Here’s the irony: the things we lament now—our lived-in bodies, our seasoned faces—will one day be the very things we look back on with nostalgia.

Still Got It: Why Age Doesn’t Define Sexy
We talk a lot about ageing gracefully, but what about ageing playfully and powerfully? With a sense of self that comes from years of learning what we love, what we want, and what we refuse to tolerate, ageing sexy becomes so effortless, so unapologetic, and so deeply magnetic.
As an Italian, I can tell you that embracing the three F’s—Fashion, Food, and Fun—is the key to a passionate life, and that passion is irresistibly attractive.
Science backs this up. A study on adults over 50 found that 78% of participants felt younger than their actual age, suggesting that youthfulness is a subjective experience not solely tied to physical appearance. This implies that desire may be influenced by factors beyond visible youth. Additionally, research indicates that older chronological age is associated with feeling younger, with participants who felt younger reporting a subjective age nearly nine years below their actual age.

But let’s not dismiss physical attraction itself—because it, too, evolves. Studies show that attraction isn’t just about symmetrical features and taut skin. It’s about the way a person moves, their energy, and even their body language. In fact, research from the University of Texas found that confidence and expressiveness play a more significant role in perceived attractiveness than youth itself. Think of the women we admire most—Helen Mirren, Angela Bassett, Isabella Rossellini, Philippine Leroy-Beaulieu,—they exude an undeniable magnetism, not in spite of their age but because they’ve grown into themselves.
And desire itself shifts. In our twenties, attraction may be heavily driven by physical appearance, novelty, and impulse. But as we age, research suggests that emotional connection, shared experiences, and intellectual intimacy become stronger drivers of desire.
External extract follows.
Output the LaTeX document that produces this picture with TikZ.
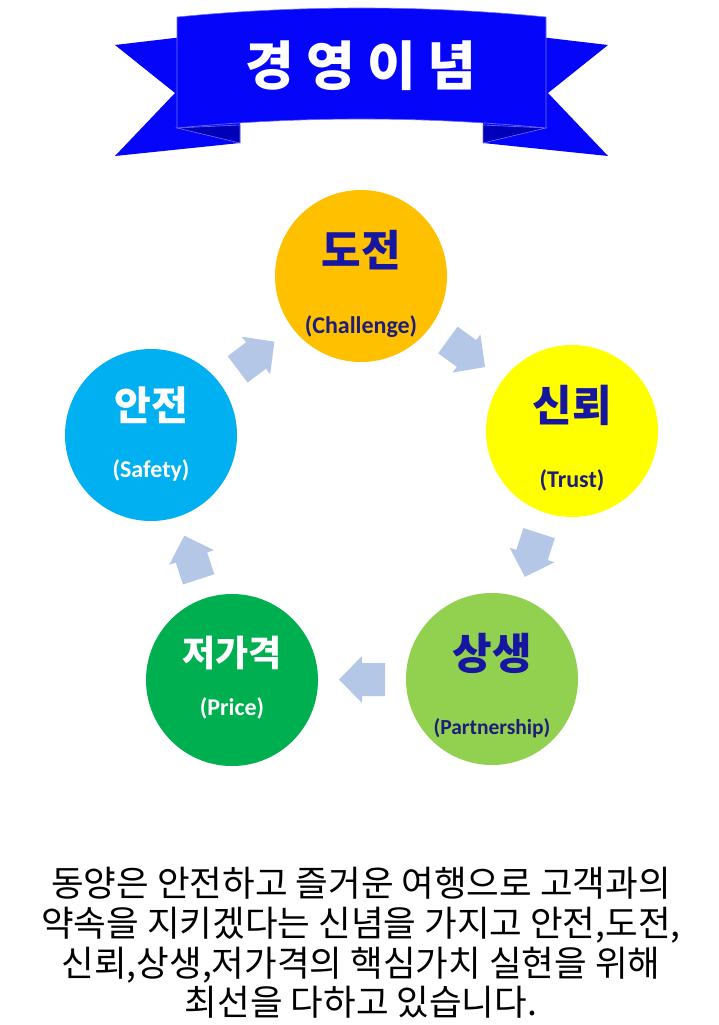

Another study found that for adults over 50, sexual satisfaction increased with age—not because of physical perfection, but because of a deeper understanding of their own desires and greater emotional and physical confidence. In other words, we not only remain desirable, but we desire in a way that is richer, more complex, and often more fulfilling.
So let’s abandon the idea that sexiness has a cut-off point. Let’s embrace the knowledge that our attractiveness isn’t just about smooth skin and tight bodies, but about depth, intelligence, charisma, and self-assurance. And most of all, let’s remind each other that we’re beautiful now—so we don’t have to wait until we’re 90 to realise it.
Remember: we’ve always had it. And as the old woman said to Barbie (the movie), “I know, I’m beautiful.”